* **What you need to do**: Only the lines from the start of the data through the line with "350, 1180, 250];" belong in the copy. Restate them word for word, minus the pictures.

......

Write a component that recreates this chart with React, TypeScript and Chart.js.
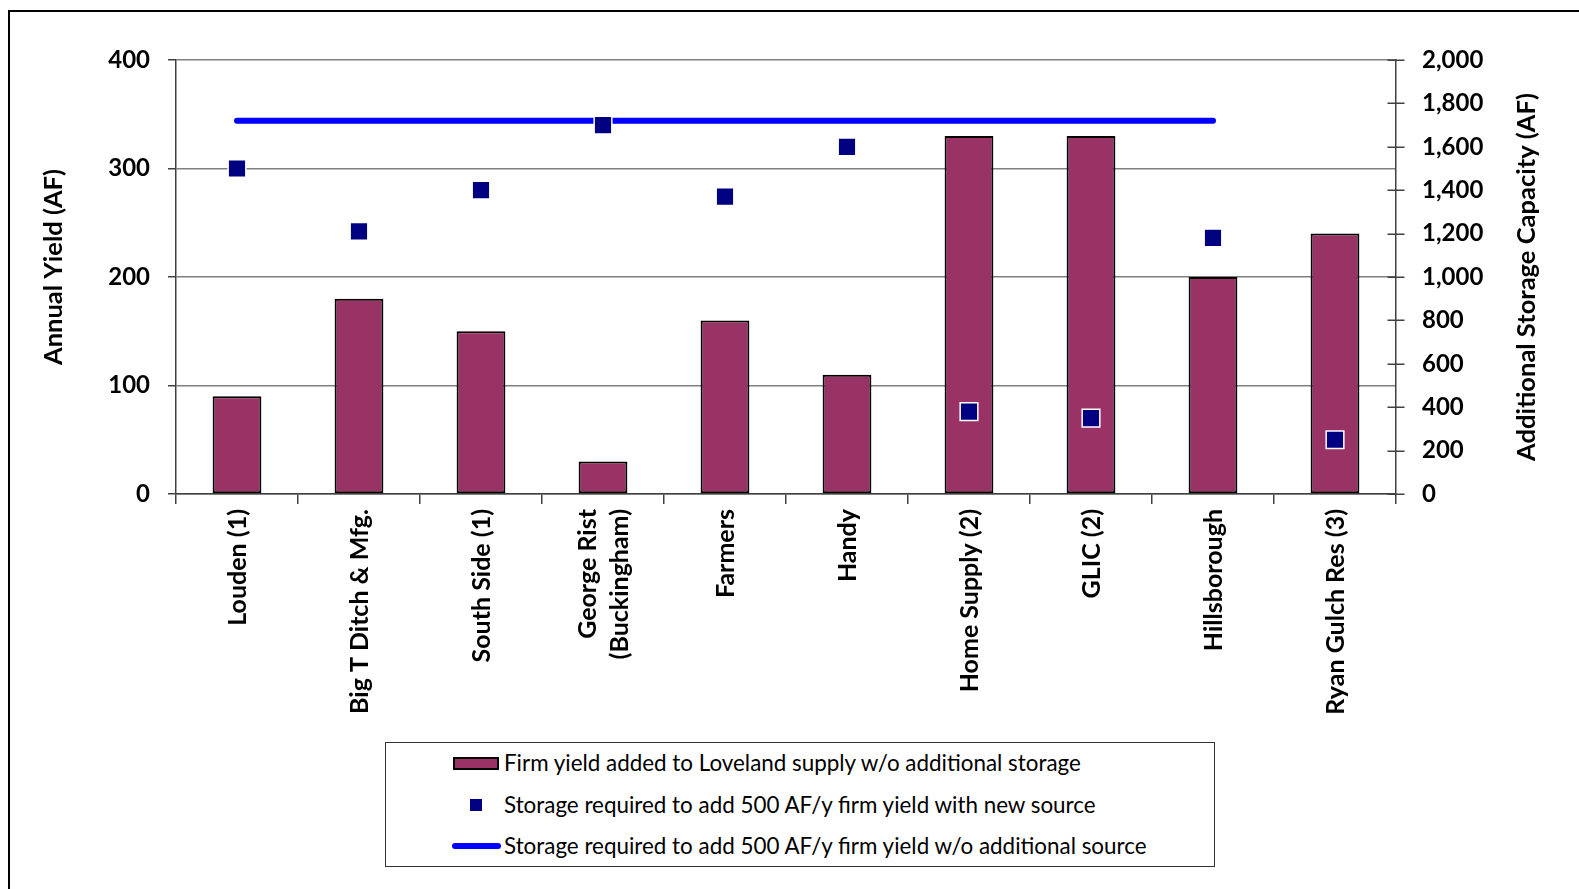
import React, { useEffect, useRef } from "react";
import { Chart, registerables } from "chart.js";

Chart.register(...registerables);

// Sources evaluated
const categories: (string | string[])[] = [
  "Louden (1)",
  "Big T Ditch & Mfg.",
  "South Side (1)",
  ["George Rist", "(Buckingham)"],
  "Farmers",
  "Handy",
  "Home Supply (2)",
  "GLIC (2)",
  "Hillsborough",
  "Ryan Gulch Res (3)",
];

// Annual firm yield (AF) – left axis
const firmYield = [90, 180, 150, 30, 160, 110, 330, 330, 200, 240];

// Storage needed for 500 AF/y with a new source (AF) – right axis
const storageWithSource = [1500, 1210, 1400, 1700, 1370, 1600, 380, 350, 1180, 250];

// Storage needed for 500 AF/y without an additional source (AF) – right axis
const storageWithoutSource = [1720, 1720, 1720, 1720, 1720, 1720, 1720, 1720, 1720, null];

const seriesLabels = [
  "Firm yield added to Loveland supply w/o additional storage",
  "Storage required to add 500 AF/y firm yield with new source",
  "Storage required to add 500 AF/y firm yield w/o additional source",
];

const axisTitles = ["Annual Yield (AF)", "Additional Storage Capacity (AF)"];

const leftTicks = { min: 0, max: 400, step: 100 };
const rightTicks = { min: 0, max: 2000, step: 200 };

const BAR_COLOR = "#993366";
const POINT_COLOR = "#000080";
const LINE_COLOR = "#0000FF";
const FONT = "Lato";

// Short tick marks that cross the secondary axis line
const crossTicks = {
  id: "crossTicks",
  beforeDatasetsDraw(chart: any) {
    const s = chart.scales.y1;
    const ctx = chart.ctx;
    ctx.save();
    ctx.strokeStyle = "#404040";
    ctx.lineWidth = 1.5;
    s.ticks.forEach((t: any) => {
      const y = Math.round(s.getPixelForValue(t.value)) + 0.25;
      ctx.beginPath();
      ctx.moveTo(s.left - 8.5, y);
      ctx.lineTo(s.left + 8.5, y);
      ctx.stroke();
    });
    ctx.restore();
  },
};

// Vertical category labels (multi-line ones centred on their tick) and the
// two axis titles, all reading bottom-to-top
const verticalText = {
  id: "verticalText",
  afterDraw(chart: any) {
    const ctx = chart.ctx;
    const x = chart.scales.x;
    const area = chart.chartArea;
    const lineH = 32;
    ctx.save();
    ctx.fillStyle = "#000";
    ctx.font = `bold 25px ${FONT}`;
    ctx.textAlign = "right";
    ctx.textBaseline = "middle";
    categories.forEach((c, i) => {
      const lines = Array.isArray(c) ? c : [c];
      const px = x.getPixelForTick(i);
      ctx.save();
      ctx.translate(px + 1, x.top + 15);
      ctx.rotate(-Math.PI / 2);
      lines.forEach((ln, k) => {
        ctx.fillText(ln, 0, (k - (lines.length - 1) / 2) * lineH);
      });
      ctx.restore();
    });

    ctx.font = `bold 25.5px ${FONT}`;
    ctx.textAlign = "center";
    const mid = (area.top + area.bottom) / 2;
    const titlePos = [
      [54, mid - 10],
      [1527, mid],
    ];
    axisTitles.forEach((t, i) => {
      ctx.save();
      ctx.translate(titlePos[i][0], titlePos[i][1]);
      ctx.rotate(-Math.PI / 2);
      ctx.fillText(t, 0, 0);
      ctx.restore();
    });
    ctx.restore();
  },
};

function ChartCanvas() {
  const ref = useRef<HTMLCanvasElement | null>(null);

  useEffect(() => {
    if (!ref.current) return;
    Chart.defaults.font.family = FONT;
    const chart = new Chart(ref.current, {
      type: "bar",
      data: {
        labels: categories,
        datasets: [
          {
            type: "line",
            label: seriesLabels[1],
            data: storageWithSource,
            yAxisID: "y1",
            showLine: false,
            pointStyle: "rect",
            pointRadius: 12.5,
            pointHoverRadius: 12.5,
            backgroundColor: POINT_COLOR,
            borderColor: "#ffffff",
            borderWidth: 1.5,
            order: 1,
          },
          {
            type: "line",
            label: seriesLabels[2],
            data: storageWithoutSource,
            yAxisID: "y1",
            borderColor: LINE_COLOR,
            borderWidth: 6,
            borderCapStyle: "round",
            pointRadius: 0,
            spanGaps: false,
            order: 2,
          },
          {
            type: "bar",
            label: seriesLabels[0],
            data: firmYield,
            yAxisID: "y",
            backgroundColor: BAR_COLOR,
            borderColor: "#000000",
            borderWidth: 2,
            borderSkipped: false,
            categoryPercentage: 1,
            barPercentage: 0.4,
            order: 3,
          },
        ],
      },
      options: {
        responsive: false,
        animation: false,
        events: [],
        layout: { padding: { left: 0, right: 0, top: 60, bottom: 0 } },
        plugins: {
          legend: { display: false },
          tooltip: { enabled: false },
        },
        scales: {
          x: {
            type: "category",
            offset: true,
            grid: {
              offset: true,
              drawOnChartArea: false,
              drawTicks: true,
              tickLength: 10,
              color: "#404040",
              lineWidth: 1.5,
            },
            border: { color: "#404040", width: 1.5 },
            ticks: { display: false },
            afterFit(scale: any) {
              scale.height = 889 - 494;
            },
          },
          y: {
            position: "left",
            min: leftTicks.min,
            max: leftTicks.max,
            grid: {
              color: "#808080",
              lineWidth: 1.5,
              tickLength: 8,
              tickColor: "#404040",
            },
            border: { color: "#404040", width: 1.5 },
            ticks: {
              stepSize: leftTicks.step,
              padding: 18,
              color: "#000",
              font: { family: FONT, size: 24, weight: "bold" },
            },
            afterFit(scale: any) {
              scale.width = 176;
            },
          },
          y1: {
            position: "right",
            min: rightTicks.min,
            max: rightTicks.max,
            grid: { drawOnChartArea: false, drawTicks: false },
            border: { color: "#404040", width: 1.5 },
            ticks: {
              stepSize: rightTicks.step,
              padding: 26,
              color: "#000",
              font: { family: FONT, size: 24, weight: "bold" },
              callback: (v: any) => Number(v).toLocaleString("en-US"),
            },
            afterFit(scale: any) {
              scale.width = 1579 - 1396;
            },
          },
        },
      },
      plugins: [crossTicks, verticalText],
    });
    return () => chart.destroy();
  }, []);

  return (
    <canvas
      ref={ref}
      width={1579}
      height={889}
      style={{ position: "absolute", left: 0, top: 0, width: 1579, height: 889 }}
    />
  );
}

function Legend() {
  const rowTops = [7, 49, 90];
  const textStyle: React.CSSProperties = {
    position: "absolute",
    left: 118,
    fontFamily: FONT,
    fontSize: 22.4,
    lineHeight: "26px",
    color: "#000",
    whiteSpace: "nowrap",
  };
  return (
    <div
      style={{
        position: "absolute",
        left: 385,
        top: 742,
        width: 828,
        height: 123,
        border: "1px solid #333",
        background: "#fff",
        boxSizing: "content-box",
      }}
    >
      {/* bar swatch */}
      <div
        style={{
          position: "absolute",
          left: 67,
          top: 14,
          width: 42,
          height: 9,
          background: BAR_COLOR,
          border: "2px solid #000",
        }}
      />
      <div style={{ ...textStyle, top: rowTops[0] }}>{seriesLabels[0]}</div>
      {/* point swatch */}
      <div
        style={{
          position: "absolute",
          left: 84,
          top: 56,
          width: 12,
          height: 12,
          background: POINT_COLOR,
        }}
      />
      <div style={{ ...textStyle, top: rowTops[1] }}>{seriesLabels[1]}</div>
      {/* line swatch */}
      <div
        style={{
          position: "absolute",
          left: 66,
          top: 100,
          width: 49,
          height: 6,
          borderRadius: 3,
          background: LINE_COLOR,
        }}
      />
      <div style={{ ...textStyle, top: rowTops[2] }}>{seriesLabels[2]}</div>
    </div>
  );
}

export default function App() {
  return (
    <div
      style={{
        position: "absolute",
        left: 0,
        top: 0,
        width: 1579,
        height: 889,
        overflow: "hidden",
        background: "#fff",
      }}
    >
      <div
        style={{
          position: "absolute",
          left: 8,
          top: 10,
          width: 1700,
          height: 1000,
          borderLeft: "2px solid #000",
          borderTop: "2px solid #000",
        }}
      />
      <ChartCanvas />
      <Legend />
    </div>
  );
}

......

* **Exercise output**:
Write a component that recreates this chart with React, TypeScript and Chart.js.
import React, { useEffect, useRef } from "react";
import { Chart, registerables } from "chart.js";

Chart.register(...registerables);

// Sources evaluated
const categories: (string | string[])[] = [
  "Louden (1)",
  "Big T Ditch & Mfg.",
  "South Side (1)",
  ["George Rist", "(Buckingham)"],
  "Farmers",
  "Handy",
  "Home Supply (2)",
  "GLIC (2)",
  "Hillsborough",
  "Ryan Gulch Res (3)",
];

// Annual firm yield (AF) – left axis
const firmYield = [90, 180, 150, 30, 160, 110, 330, 330, 200, 240];

// Storage needed for 500 AF/y with a new source (AF) – right axis
const storageWithSource = [1500, 1210, 1400, 1700, 1370, 1600, 380, 350, 1180, 250];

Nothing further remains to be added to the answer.